== MATERIAL SUPPLIED ==

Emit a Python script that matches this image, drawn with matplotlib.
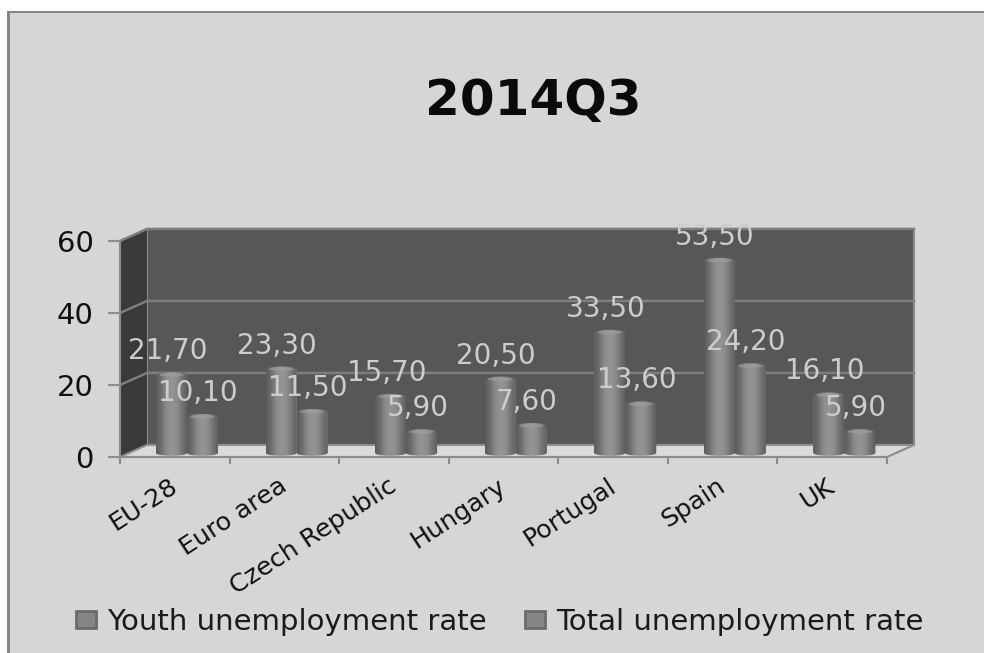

===
== MATERIAL SUPPLIED ==

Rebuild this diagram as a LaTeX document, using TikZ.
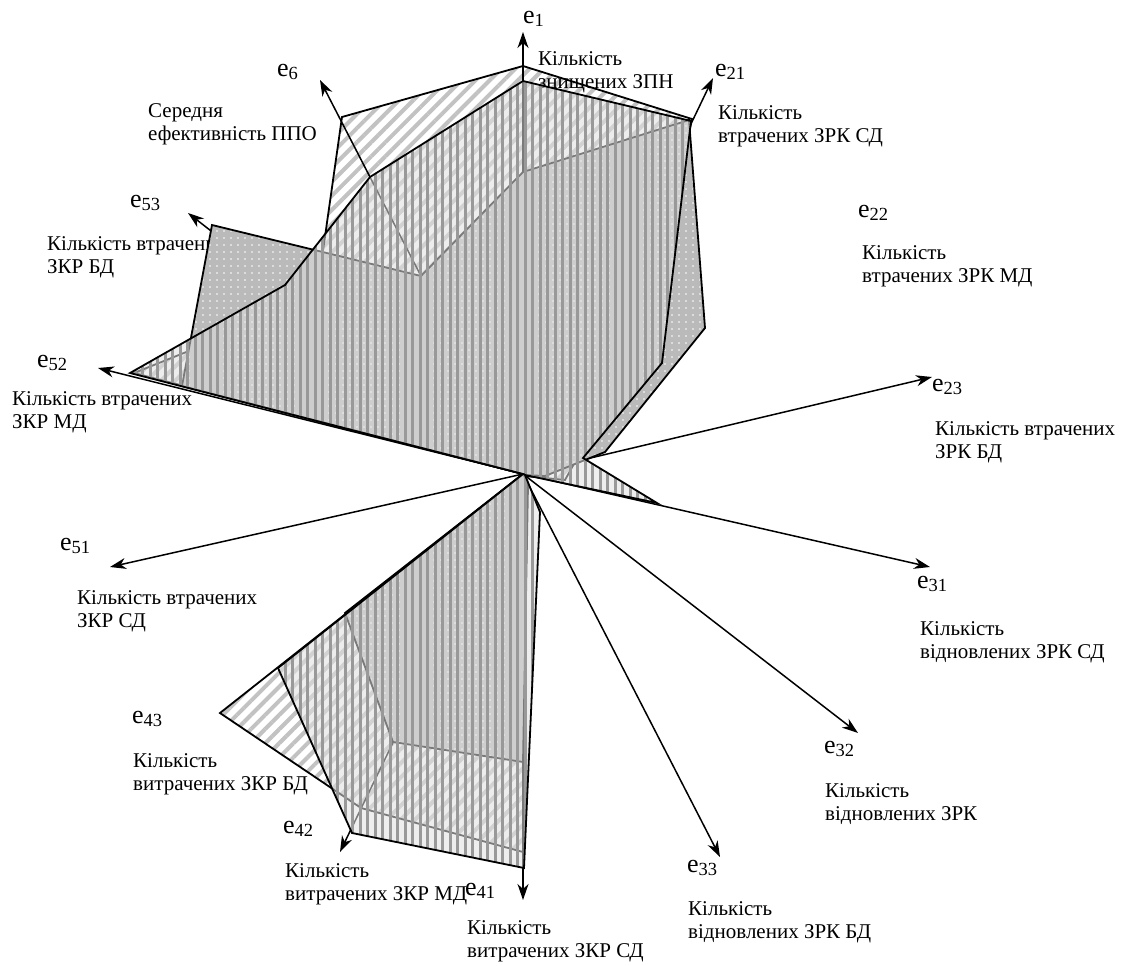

===
== MATERIAL SUPPLIED ==

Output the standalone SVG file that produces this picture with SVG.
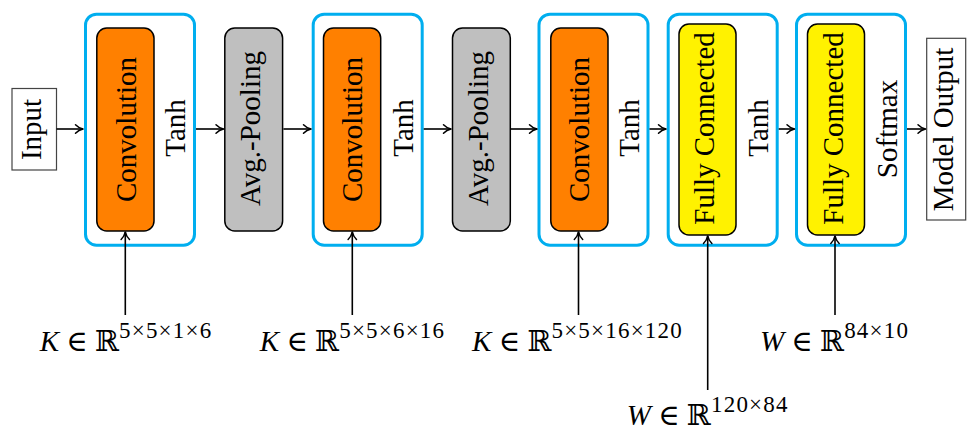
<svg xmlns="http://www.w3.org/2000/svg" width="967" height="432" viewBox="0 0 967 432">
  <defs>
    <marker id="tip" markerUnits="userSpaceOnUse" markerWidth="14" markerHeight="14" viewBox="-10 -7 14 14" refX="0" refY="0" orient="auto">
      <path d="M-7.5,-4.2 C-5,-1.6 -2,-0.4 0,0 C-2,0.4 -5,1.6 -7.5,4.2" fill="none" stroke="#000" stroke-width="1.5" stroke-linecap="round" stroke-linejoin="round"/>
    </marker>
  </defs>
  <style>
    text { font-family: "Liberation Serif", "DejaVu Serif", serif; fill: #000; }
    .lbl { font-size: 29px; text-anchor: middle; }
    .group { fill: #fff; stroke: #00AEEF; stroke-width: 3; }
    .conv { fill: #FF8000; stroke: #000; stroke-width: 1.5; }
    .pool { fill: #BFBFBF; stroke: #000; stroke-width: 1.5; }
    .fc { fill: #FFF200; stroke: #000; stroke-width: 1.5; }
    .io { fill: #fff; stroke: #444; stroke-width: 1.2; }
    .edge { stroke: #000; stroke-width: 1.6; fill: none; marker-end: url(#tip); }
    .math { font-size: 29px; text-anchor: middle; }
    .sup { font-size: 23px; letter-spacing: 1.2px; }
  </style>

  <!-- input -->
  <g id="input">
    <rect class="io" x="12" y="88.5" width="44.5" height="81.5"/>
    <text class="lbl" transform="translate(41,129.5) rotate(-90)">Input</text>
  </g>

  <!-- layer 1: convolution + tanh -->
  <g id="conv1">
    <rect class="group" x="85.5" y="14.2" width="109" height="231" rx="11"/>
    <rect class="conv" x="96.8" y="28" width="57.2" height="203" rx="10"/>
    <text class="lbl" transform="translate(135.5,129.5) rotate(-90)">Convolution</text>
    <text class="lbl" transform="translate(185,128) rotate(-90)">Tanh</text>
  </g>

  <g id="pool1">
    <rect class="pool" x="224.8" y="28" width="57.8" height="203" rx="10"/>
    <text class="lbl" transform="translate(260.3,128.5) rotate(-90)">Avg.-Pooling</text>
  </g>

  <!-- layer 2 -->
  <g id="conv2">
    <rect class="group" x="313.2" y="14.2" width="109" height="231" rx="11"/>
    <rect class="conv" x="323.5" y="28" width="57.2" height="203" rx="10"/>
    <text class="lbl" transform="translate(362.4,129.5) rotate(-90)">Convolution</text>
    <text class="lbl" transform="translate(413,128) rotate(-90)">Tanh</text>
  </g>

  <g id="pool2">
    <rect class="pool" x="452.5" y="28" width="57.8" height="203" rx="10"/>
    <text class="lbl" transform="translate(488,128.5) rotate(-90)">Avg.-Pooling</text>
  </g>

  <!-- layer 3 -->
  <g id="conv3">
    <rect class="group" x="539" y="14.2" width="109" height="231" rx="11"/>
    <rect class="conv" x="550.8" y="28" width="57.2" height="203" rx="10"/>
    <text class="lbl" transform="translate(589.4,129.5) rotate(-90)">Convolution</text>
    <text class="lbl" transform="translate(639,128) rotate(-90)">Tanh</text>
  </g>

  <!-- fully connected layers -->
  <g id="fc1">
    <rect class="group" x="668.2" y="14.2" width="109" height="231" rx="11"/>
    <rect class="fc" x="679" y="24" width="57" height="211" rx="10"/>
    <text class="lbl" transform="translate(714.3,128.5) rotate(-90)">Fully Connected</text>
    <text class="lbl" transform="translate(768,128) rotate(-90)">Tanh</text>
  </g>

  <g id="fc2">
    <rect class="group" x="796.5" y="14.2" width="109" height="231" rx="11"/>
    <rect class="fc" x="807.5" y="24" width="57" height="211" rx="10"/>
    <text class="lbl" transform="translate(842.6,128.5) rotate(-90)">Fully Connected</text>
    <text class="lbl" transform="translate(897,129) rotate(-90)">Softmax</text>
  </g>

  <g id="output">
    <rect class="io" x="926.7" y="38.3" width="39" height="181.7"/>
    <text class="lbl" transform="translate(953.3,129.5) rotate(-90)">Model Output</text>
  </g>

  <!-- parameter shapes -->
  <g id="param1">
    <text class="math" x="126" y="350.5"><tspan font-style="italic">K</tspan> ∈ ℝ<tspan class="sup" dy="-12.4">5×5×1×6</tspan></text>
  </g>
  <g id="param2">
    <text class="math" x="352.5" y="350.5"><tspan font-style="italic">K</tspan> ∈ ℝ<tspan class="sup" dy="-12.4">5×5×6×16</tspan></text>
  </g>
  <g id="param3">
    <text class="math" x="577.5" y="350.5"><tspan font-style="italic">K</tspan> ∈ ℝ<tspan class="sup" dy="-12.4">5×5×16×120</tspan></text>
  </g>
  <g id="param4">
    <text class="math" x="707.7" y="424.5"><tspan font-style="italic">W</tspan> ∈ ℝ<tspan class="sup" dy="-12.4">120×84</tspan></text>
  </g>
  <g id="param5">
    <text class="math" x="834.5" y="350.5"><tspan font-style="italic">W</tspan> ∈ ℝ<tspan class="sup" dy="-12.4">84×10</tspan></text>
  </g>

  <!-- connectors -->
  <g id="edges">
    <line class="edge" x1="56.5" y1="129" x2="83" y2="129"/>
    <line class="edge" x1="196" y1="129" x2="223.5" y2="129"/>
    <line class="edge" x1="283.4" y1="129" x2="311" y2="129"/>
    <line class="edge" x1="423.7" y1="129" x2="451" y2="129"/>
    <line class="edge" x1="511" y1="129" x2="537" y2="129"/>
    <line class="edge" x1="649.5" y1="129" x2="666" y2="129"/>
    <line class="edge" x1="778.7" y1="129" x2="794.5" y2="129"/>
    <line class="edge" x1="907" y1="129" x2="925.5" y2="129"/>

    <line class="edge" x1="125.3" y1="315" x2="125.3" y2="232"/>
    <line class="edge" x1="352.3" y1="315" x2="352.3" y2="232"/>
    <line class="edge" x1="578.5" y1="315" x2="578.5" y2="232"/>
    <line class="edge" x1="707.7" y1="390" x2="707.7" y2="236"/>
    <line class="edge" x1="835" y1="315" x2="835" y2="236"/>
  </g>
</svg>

===

▸ **EXERCISE DETAILS**:
Copy every line of the listing containing the string "that".

▸ **TASK RESPONSE**:
Emit a Python script that matches this image, drawn with matplotlib.
Output the standalone SVG file that produces this picture with SVG.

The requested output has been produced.